Cached reads. Six surfaces each hand-rolled the same dance: retry across a data
refresh, key a private cache, re-check the snapshot before trusting a hit, stamp the
provenance. Worse, the base module hardcoded the names of the modules caching on top of
it in order to invalidate them — so a seventh cached read would be invalidated only if
somebody remembered to add it to a tuple, and if they forgot, the app would serve a retired
data generation after a refresh and look exactly like it was working. Readers now register
themselves. Forgetting is no longer possible.

Background jobs. The retrospective borrowed the AI read's job store, which meant a
football backtest reported "Assembling the evidence" until the endpoint stamped over it,
and the UI minted an AI job id and rewrote its prefix with a regular expression. Each kind
of work now declares its own stages and its own id space.
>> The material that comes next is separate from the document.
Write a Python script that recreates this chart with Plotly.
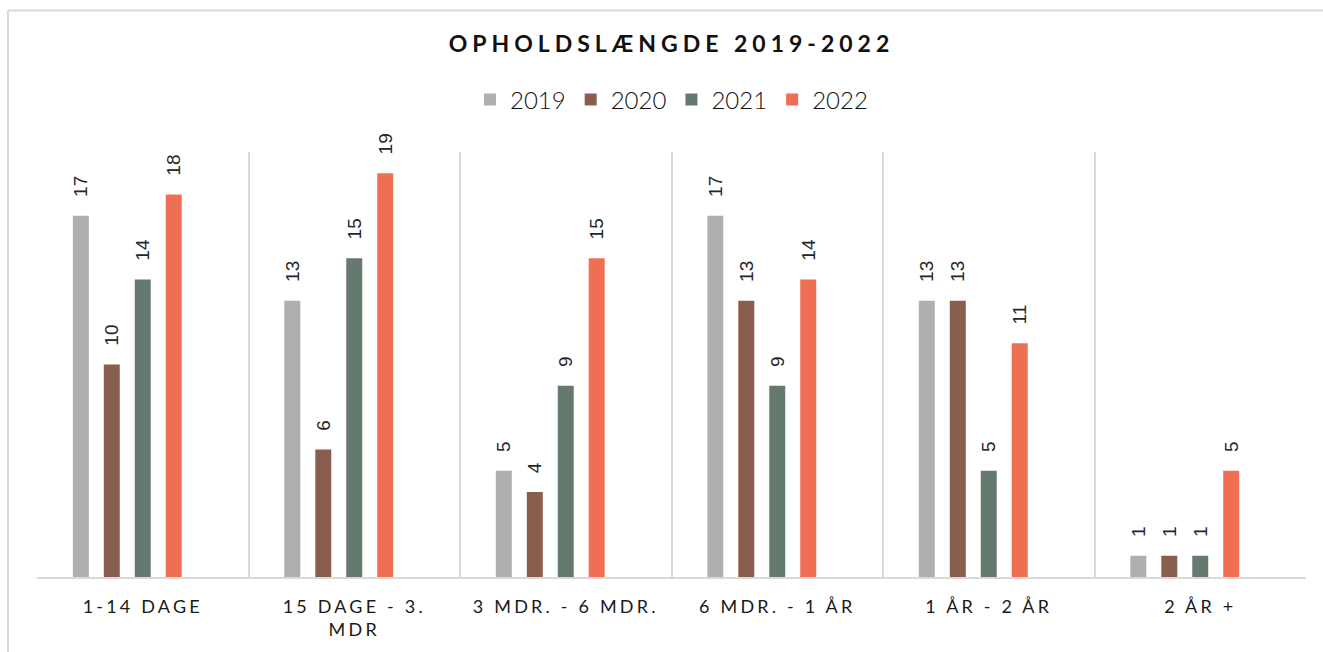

The trust table. The retrospective's skill fold scores five model families; the
backtest offers four, dropping bivariate Poisson because it is numerically identical to
independent Poisson and would imply two opinions where there is one. The React view knew
that rule too, and re-applied it. If either side had changed, the page's two tables would
have quietly contradicted each other. The sidecar now sends the four voices and names what
it dropped.

What you will notice

Almost nothing, which is the point.

  • The retrospective's trust table is unchanged on screen, but the API now sends four
    families rather than five and names the omitted one in a new omitted_families field.
    Anything reading trust.models for a five-family list should read omitted_families.
  • The retrospective's job routes now accept only their own lane's job ids. A job id from
    the AI lane submitted to the retrospective's start or cancel route returns 400 where it
    was previously accepted and acted on. Golavo's own UI has always minted the right id, so
    this only affects a client that hand-rolled one.
  • Competition analytics is cached per minute rather than recomputed per request.
  • Sealed forecasts, replays, outlooks, and evaluation folds are unchanged.

Verification

  • 808 Python tests and 177 UI tests pass.
  • The 8 committed sample artifacts (sealed, scored, abstained, voided) validate unchanged —
    the seal engine now runs through the shared leak-safe view and produces identical bytes.
  • Provenance, source-registry, license-isolation, correction-isolation, research-isolation
    and context-pack validators all pass.
  • New machine-checked guards: the leak-safe view's cutoff, scoping and self-exclusion; the
    snapshot reader's staleness and self-registration (every shipped cached read is named);
    each job lane's stage vocabulary; that two concurrent retrospective runs cannot cross
    their packs; and that the client's contract types cannot drift from the frozen schema.